Early Morning at the Essex County Courthouse, Guildhall, Vermont

Allen Hodgdon, Valerie Foy, Calvin Colby, Essex County Courthouse, Guildhall, Vt
Allen Hodgdon, Valerie Foy, Calvin Colby, Essex County Courthouse, Guildhall, Vt

Here are Allan Hodgdon and Calvin Colby, newly elected Essex County assistant judges, taking their oaths of office at 8:15 am on Monday, February 2.  The oath is administered by Valerie Foy,  court security officer.

(Valerie is also my next door neighbor, librarian at the public library, and the delinquent tax collector here in Guildhall.)

Allen Hodgdon is the Town’s unofficial architectural historian.  He also serves as  the probate judge, presiding up in Island Pond.  He used to run the Guildhall General Store, where you could get a great sandwich, cup of soup, cinnamon bun or piece of apple pie.  Calvin Colby lives in neighboring Lunenburg, Vermont.  Both were born and have lived almost their entire lives in Essex County.

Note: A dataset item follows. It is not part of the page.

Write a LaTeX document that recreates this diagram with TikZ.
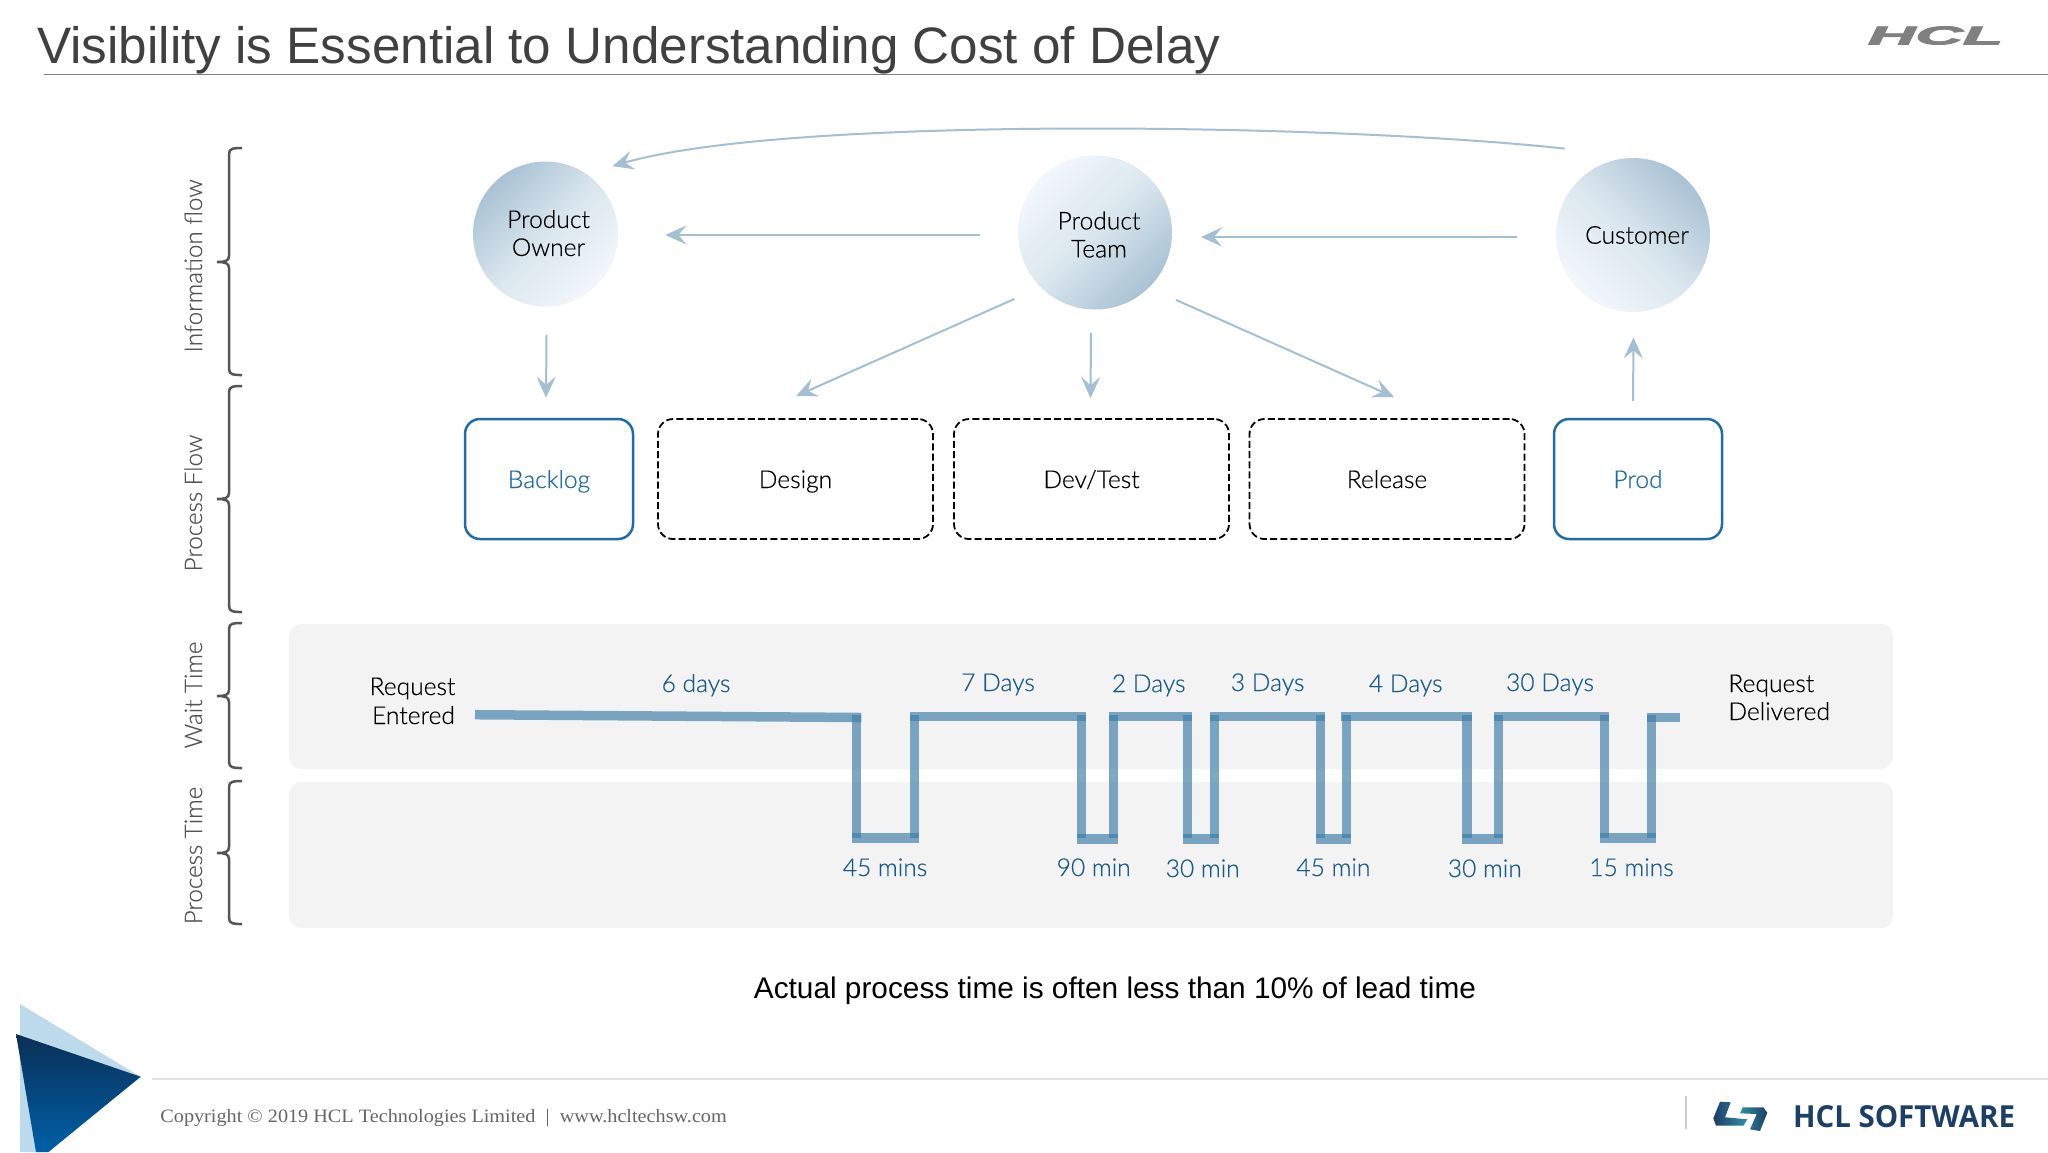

In Vermont, assistant judges are elected.  They administer the county court systems, as well as sit on the bench on either side of the presiding judge in civil matters.  They have the power to influence factual findings, although conclusions of law are reserved for judges  trained as lawyers.   Some assistant judges, if they complete certain training requirements, can preside on their own in traffic court and undisputed divorce cases.   The role of assistant judges in Vermont remains controversial:  some argue that the positions should be eliminated and that all judges of any stripe should be lawyers.  Others believe that the assistant or “side” judges are critical to the local administration of justice, because they are uniquely attuned to their communities and can provide much-needed perspective to the presiding judge, who typically rotates out of the county after just one, or at the most, two years.

Despite ongoing disagreement about the role of assistant judges, I suspect they will be around, at least state-wide,  for the foreseeable future.  What I’m not so sure about is whether our court here in remote Essex County will survive at all.

Yesterday’s Burlington Free Press featured an article about how the citizens of Grand Isle County (on the other side of Vermont) are battling to retain their county court system.   The Vermont Legislature once again seeks to slash the State budget, and it looks like that may involve another attempt to close down courthouses in counties such as Grand Isle and Essex, the most remote and least populous (and poorest) regions of Vermont.

We’ve been down this road before.  In 2010, the Legislature passed a massive judicial restructuring bill.  In the course of debate over that bill,  Montpelier came quite close to shutting down our county court system entirely. In the end, a formal alliance between the Essex County Democrats and Republicans (who usually agree on nothing)  prevented that from happening.  The Court remained open, although all criminal proceedings were moved to neighboring Caledonia County.  (Defendants and witnesses had to travel over to St Johnsbury).  Then in May of 2014, the criminal docket moved back to us, largely due to the efforts of our local sheriff.    Now, it’s anyone’s guess what will happen.

But in the meantime, the Honorable Allen Hodgdon and Calvin Colby got sworn in.